While all our resopondents indulge in relaxing activities to de-stress, most of them realize that a holistic-- mental, emotional, and spiritual-- approach to optimum health works best for the long haul.
Finally, the singular tip that wraps up this enlightening forum: Find humor in all aspects of life. Yes, have fun and always think positive. Life, after all, is one continuing journey. If we “travel light,” and rid ourselves of the excess baggage of anger, jealousy and envy, bitterness and resentment, we make the trip a lot more enjoyable-- and a lot less stressful.
Here, let the following beautiful people lead you on the road to healthy living. (Randy Dellosa’s interview)
1. What are your secrets to weight loss or keeping fit?
I start out my day with a breakfast of oatmeal. Not only does it do wonders for lowering cholesterol level, it also does wonders in keeping my weight down. And during the day, I munch on something light such as crackers or nuts, and guzzle up on water, juices, or green tea. Doing this numbs the hunger center of my brain. Whenever I feel hungry however, I like reaching for those high-fiber chewy energy bars. Because my stomach is filled with something the whole day, I eat very little for lunch and dinner. Coupling my diet with three hours of tennis in a week, I get to maintain my weight without too much hassle.
2. What are the things you do to fight stress?
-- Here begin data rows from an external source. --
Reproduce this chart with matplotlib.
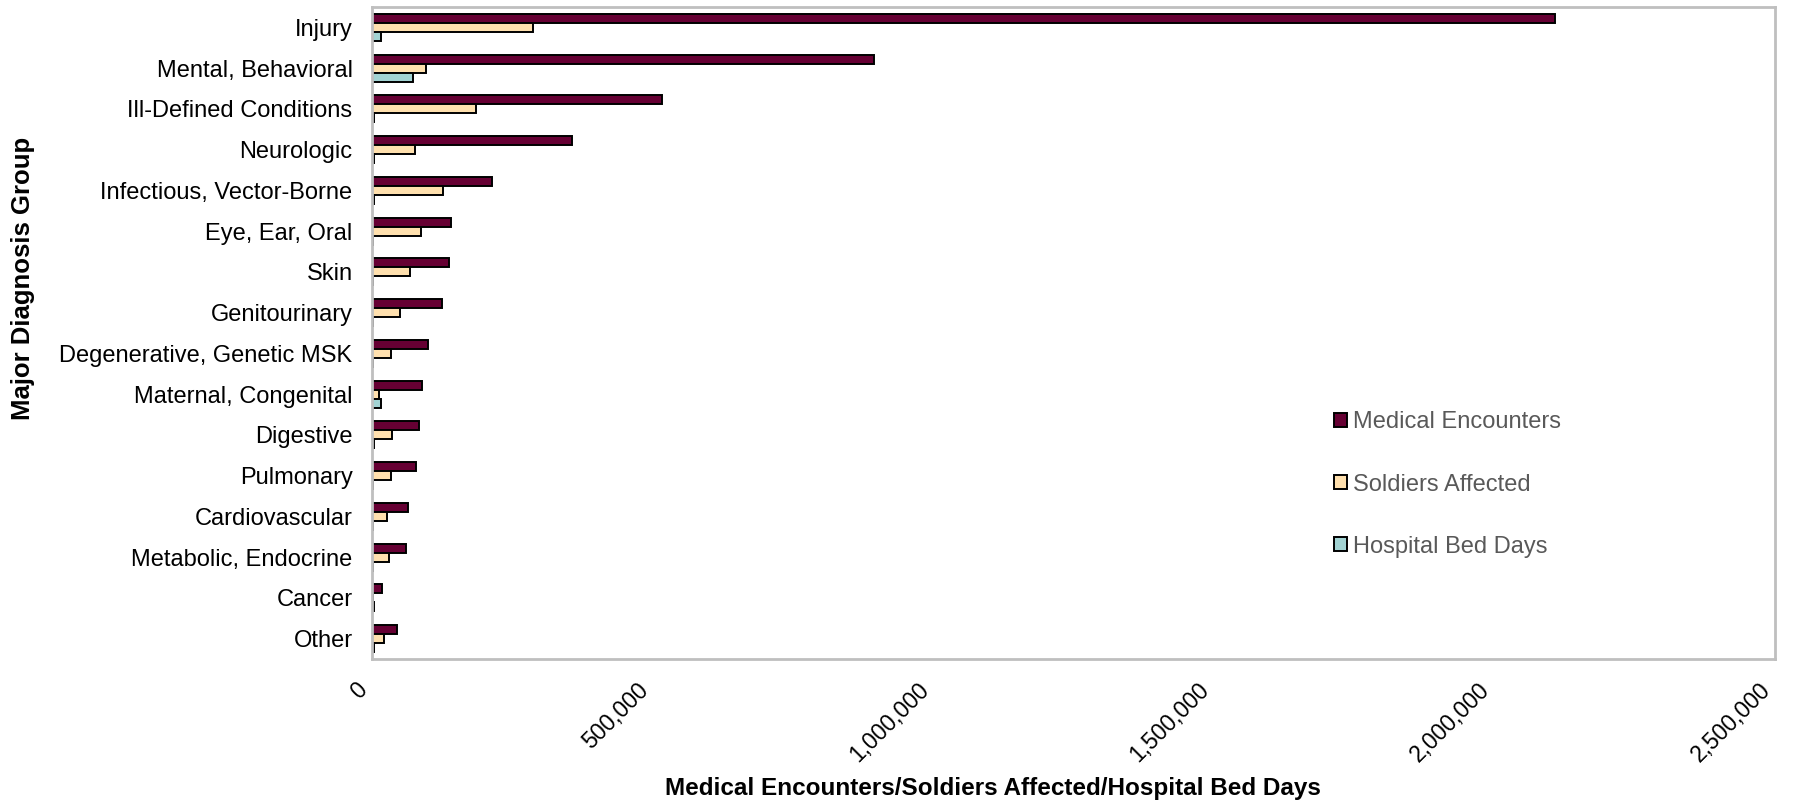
import matplotlib
matplotlib.use("Agg")
import matplotlib.pyplot as plt
import numpy as np
from matplotlib.ticker import FuncFormatter

plt.rcParams['font.family'] = ['Liberation Sans', 'DejaVu Sans']

categories = ["Injury", "Mental, Behavioral", "Ill-Defined Conditions", "Neurologic",
              "Infectious, Vector-Borne", "Eye, Ear, Oral", "Skin", "Genitourinary",
              "Degenerative, Genetic MSK", "Maternal, Congenital", "Digestive", "Pulmonary",
              "Cardiovascular", "Metabolic, Endocrine", "Cancer", "Other"]
medical_encounters = [2108000, 894000, 517000, 356000, 214000, 141000, 137000, 124000,
                      100000, 89000, 84000, 79000, 64000, 60000, 17000, 45000]
soldiers_affected = [287000, 96000, 185000, 77500, 126000, 87000, 67000, 50000,
                     34000, 12500, 36000, 34000, 26000, 30000, 2500, 22000]
hospital_bed_days = [15500, 72500, 3000, 3000, 3000, 2500, 2500, 2500,
                     2500, 15500, 3500, 2500, 2500, 2500, 3000, 3000]
series_names = ["Medical Encounters", "Soldiers Affected", "Hospital Bed Days"]
colors = ["#660033", "#FFE0AE", "#A2D3D3"]
xticks = [0, 500000, 1000000, 1500000, 2000000, 2500000]

fig = plt.figure(figsize=(17.94, 8.05), dpi=100)
ax = fig.add_axes([372/1794, 1-659/805, (1775-372)/1794, (659-7)/805])

n = len(categories)
y = np.arange(n)
h = 0.22
for i, (vals, name, c) in enumerate(zip([medical_encounters, soldiers_affected, hospital_bed_days],
                                         series_names, colors)):
    ax.barh(y + (i - 1) * h, vals, height=h, color=c, edgecolor="black",
            linewidth=1.4, label=name)

ax.set_ylim(n - 0.5, -0.5)
ax.set_xlim(0, 2500000)
ax.set_yticks(y)
ax.set_yticklabels(categories, fontsize=17, color="black")
ax.set_xticks(xticks)
ax.xaxis.set_major_formatter(FuncFormatter(lambda v, p: f"{int(v):,}"))
for lbl in ax.get_xticklabels():
    lbl.set_rotation(45)
    lbl.set_ha("right")
    lbl.set_va("top")
    lbl.set_fontsize(16.5)
ax.tick_params(axis="both", length=0)
ax.tick_params(axis="y", pad=14)
ax.tick_params(axis="x", pad=14)

for s in ax.spines.values():
    s.set_color("#BFBFBF")
    s.set_linewidth(2)

ax.set_xlabel("Medical Encounters/Soldiers Affected/Hospital Bed Days",
              fontsize=17.5, fontweight="bold")
ax.xaxis.set_label_coords((993-372)/1403, -(777-659)/652)
ax.set_ylabel("Major Diagnosis Group", fontsize=18.5, fontweight="bold")
ax.yaxis.set_label_coords(-(372-35)/1403, (659-278)/652)

leg = ax.legend(loc="upper left", bbox_to_anchor=((1325-372)/1403, (659-402)/652),
                frameon=False, fontsize=17, handlelength=0.55, handleheight=0.55,
                handletextpad=0.25, labelspacing=1.7, borderaxespad=0)
for t in leg.get_texts():
    t.set_color("#595959")

fig.savefig("out.png", dpi=100, facecolor="white")
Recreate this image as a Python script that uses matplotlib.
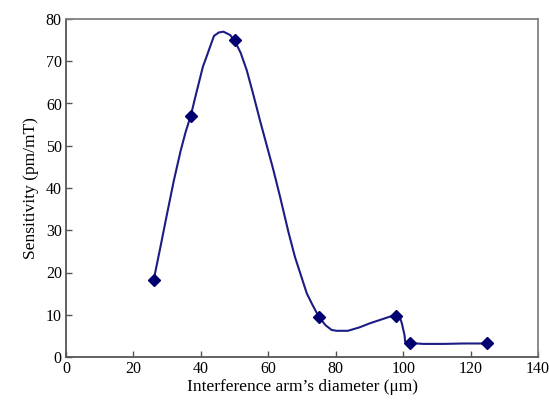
import matplotlib
matplotlib.use("Agg")
import matplotlib.pyplot as plt

# measured points (diamonds)
diam = [26, 37, 50, 75, 98, 102, 125]
sens = [18.2, 57.1, 75.0, 9.5, 9.6, 3.3, 3.2]

# smooth trend line
curve_x = [26, 28, 30, 32, 34, 35.5, 37, 38.5, 40.6, 41.7, 42.9, 43.9, 45.3, 46.7, 48.7, 50,
           51.8, 53.6, 55.5, 57.5, 61.5, 63.5, 66, 67.9, 71.4, 73, 75, 77, 78.8, 80.3, 83.6,
           87, 90.2, 94, 97, 98, 99.2, 99.6, 100.4, 100.6, 101.2, 102, 106, 112, 118, 125]
curve_y = [18.2, 26.0, 34.0, 41.8, 48.8, 53.3, 57.1, 62.0, 68.7, 71.1, 73.8, 76.0, 76.8, 77.0, 76.2, 74.9,
           72.0, 67.9, 62.3, 56.1, 44.3, 37.9, 29.5, 23.7, 15.1, 12.5, 9.5, 7.5, 6.4, 6.2, 6.2,
           7.0, 8.0, 9.0, 9.8, 9.6, 9.0, 8.0, 5.2, 3.6, 3.3, 3.3, 3.1, 3.1, 3.2, 3.2]

plt.rcParams["font.family"] = ["Liberation Serif", "DejaVu Serif"]

fig = plt.figure(figsize=(5.49, 4.0), dpi=100)
ax = fig.add_axes([0.1202, 0.1075, 0.8598, 0.845])

ax.plot(curve_x, curve_y, color="#1c1c84", lw=1.5)
ax.plot(diam, sens, linestyle="none", marker="D", markersize=6.5,
        color="#000070", markeredgecolor="#000070")

ax.set_xlim(0, 140)
ax.set_ylim(0, 80)
ax.set_xticks(range(0, 141, 20))
ax.set_yticks(range(0, 81, 10))
ax.tick_params(direction="in", length=4, width=1, color="#555555",
               labelsize=11.5, pad=3)

for side in ["top", "right"]:
    ax.spines[side].set_color("#808080")
    ax.spines[side].set_linewidth(1.3)
for side in ["left", "bottom"]:
    ax.spines[side].set_color("#555555")
    ax.spines[side].set_linewidth(1.3)

ax.set_xlabel("Interference arm\u2019s diameter (\u03bcm)", fontsize=12.5, labelpad=1)
ax.set_ylabel("Sensitivity (pm/mT)", fontsize=12.5, labelpad=5)

fig.savefig("out.png", dpi=100)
To combat physical stress, I do qigong exercises daily, get a massage every week, gulp down a daily handful of vitamins, and sleep without an alarm clock. For mental relaxation, I spend an hour listening to those holosync brain integration tapes. For emotional health, I have counseling sessions with my own shrink. Moreover, I try to understand what my dreams mean and engage in art therpay. Finally, for spiritual nurturing, I read my bible daily, practice Zen meditation, and at the end of the day, thank God for how good He always is.
3. If you could dispense with just one tip to help people achieve optimum health, what would it be?
As a psychiatrist, the simplest tip I have for emotional health is this: Aim to live a life that’s full, joyful, and meaningful, and let go of whatever hinders you from experiencing such.